In 1639, N.S.C. sent 100 farmers or artisans (blacksmiths, carpenters, and bricklayers) to enhance Fort Christina. Included were Swedes, Dutch, Finns, Germans, Poles, Lithuanians, and Danes. Notables were Peter Rambo, Anders Bond, Gregor van Dyke, Klås Jansson, Albertus Schreck, and the Lutheran pastor Johannes Companius (who learned Lenape and Susquehannock and translated the Bible into those languages). The company also brought 4 horses with them. The craftsmen built log cabins around a small fort as N.S.C. hoped to establish a permanent outpost in the region. Governor Johannes Printz (400 pounds) was sent soon after. Because he was so big, the Lenape called him "Meschatz" or "Big Guts."
The Lenape, so dependent on European wares because of their experience with the Dutch, went so far as to offer the Swedes "Tinicum," a small island in the middle of the Delaware to better service the towns near the Schuylkill. Printz had Fort New Gothenburg built there, which consisted of a star palisade, several log cabins, a Lutheran Church with a bell tower, and a wind powered gristmill. Several other scattered settlements were also constructed up and down the river. By 1645, New Sweden stretched from Fort Christina in the south to Fort New Gothenburg in the north. Most of the 4,000 Lenape lived among the 300 Swedes as day laborers/farmers/ hunters. Many Lenape women bore Swedish children. The common language in the valley became Swedish with a smattering of Lenape words.
By 1647, the Lenape had run out of furs and began to trade with the Susquehannocks to keep getting European goods. Before long, the Susquehannocks, with Swedish muskets, began to raid further west to secure more beaver trapping grounds. As such, each Native American Indian nation in the area had to ally with a European power or be destroyed by other Indians. The Haudenoshownee aligned with the Dutch and the Susquehannocks and the Lenape aligned with the Swedes. In 1655, the Dutch captured Fort Christina after a short siege and the Dutch West India Company absorbed the New Sweden Company. In 1664, the British, under the Duke of York, conquered the Dutch West India Company, Fort Christina became British, and the Haudenoshownee destroyed the Susquehannocks. The entire region was subsequently named New York (present New York, New Jersey, Pennsylvania, and Delaware) and the Lenape surrendered and accepted New York's terms. In 1681, the lower half of New York (present Pennsylvania and Delaware) was split off from New York and Fort Christina was renamed Wilmington by William Penn.

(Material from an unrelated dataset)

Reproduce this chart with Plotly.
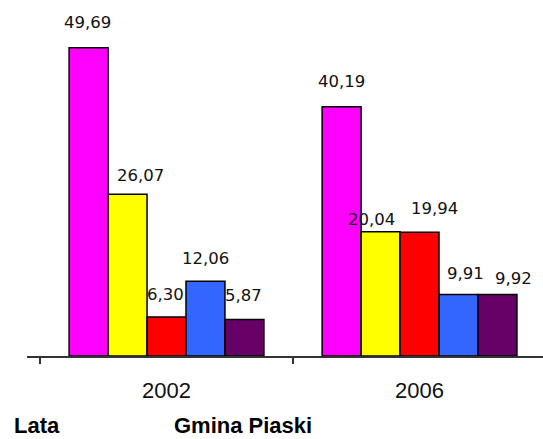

'Tis the year 1625 and you are one of the fifteen
tradesmen on the English vessel Victoria, sent by the Virginia
Company to establish an outpost in North America. You left
London, England, twelve weeks ago and have suffered many hardships:
a stormy passage, a Spanish attack, half rations, sea sickness,
cold damp weather above decks, and hot foul air below decks. Ye
are now anchored at an uncertain place, off the coast of North
America, which your goodly captain believes to be somewhere south
of Hudson's River. The sea is rough, your food is scarce, and
the Spanish and Dutch are close. You must settle here. A landing
party has returned with a map. You, as one of the corporate officers,
must decide where your trade post will be located.

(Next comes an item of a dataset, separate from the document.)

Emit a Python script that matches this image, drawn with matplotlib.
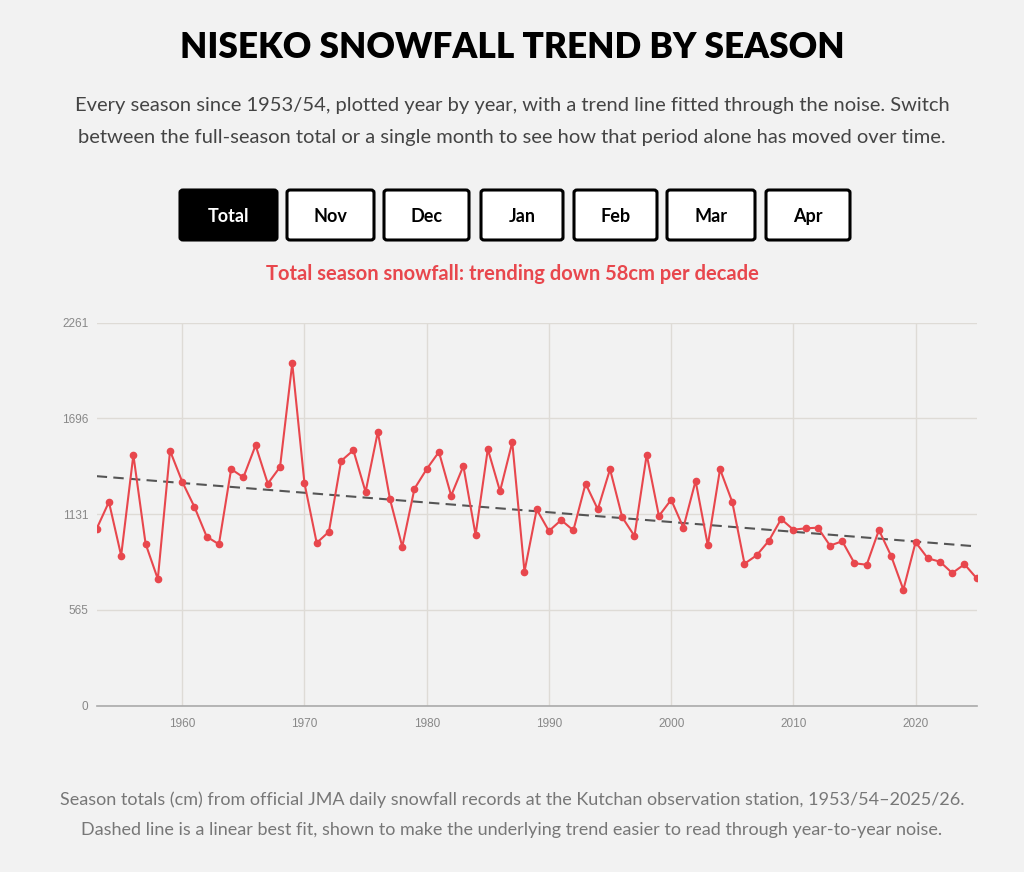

The river is deep, even though it appears to be the season of low water. Within five months you expect the company to send more supplies in deep-water ships. The landing party reported seeing armed savages, who fled when approached. They feel that the trade post must be located so that it can be defended from a Spanish or English attack from both land and sea. You have: 15 men, 15 muskets (range of 50 yards), 200 bullets and powder charges, 3 cannon (range of 500 yards), 30 shot and powder charges, 10 days of food, 1 day of water, 1 ten person boat, enough equipment and material to build a 100 yard wall, 5 cabins, and 5 smaller buildings. For trade: 10 mirrors, 500 glass beads, 10 barrels of rum, 20 hand axes, 50 needles, 10 scissors, 20 knives, and 10 pots.
Your goodly captain hath given thee one week to submit a drawing of your post along with a short report describing what you have included in your post. The drawing should be done in colored pencil. Your report, although short (at least 2 paragraphs), should contain the basic description of your post, including approximate distances from major landmarks such as the river, woods, fields, etc.
You should keep several important factors in mind while designing your post:
1. Look at the map that shows the chosen location for your post. Take into account distances to the forest, fresh water, direction of the ocean, the Indians, etc. (Use the key in the lower right hand corner. 500 yards is approximately 1/3 of a mile)
2. Do you want to build anything around the post, like a wall or fence? What kind of materials will you use? Why?
3. How will the houses inside the post be arranged? Why?
4. Where will the fields be?
5. How will you set up the weapons to best defend the post?
This activity (the drawing and the report) is worth 10 points.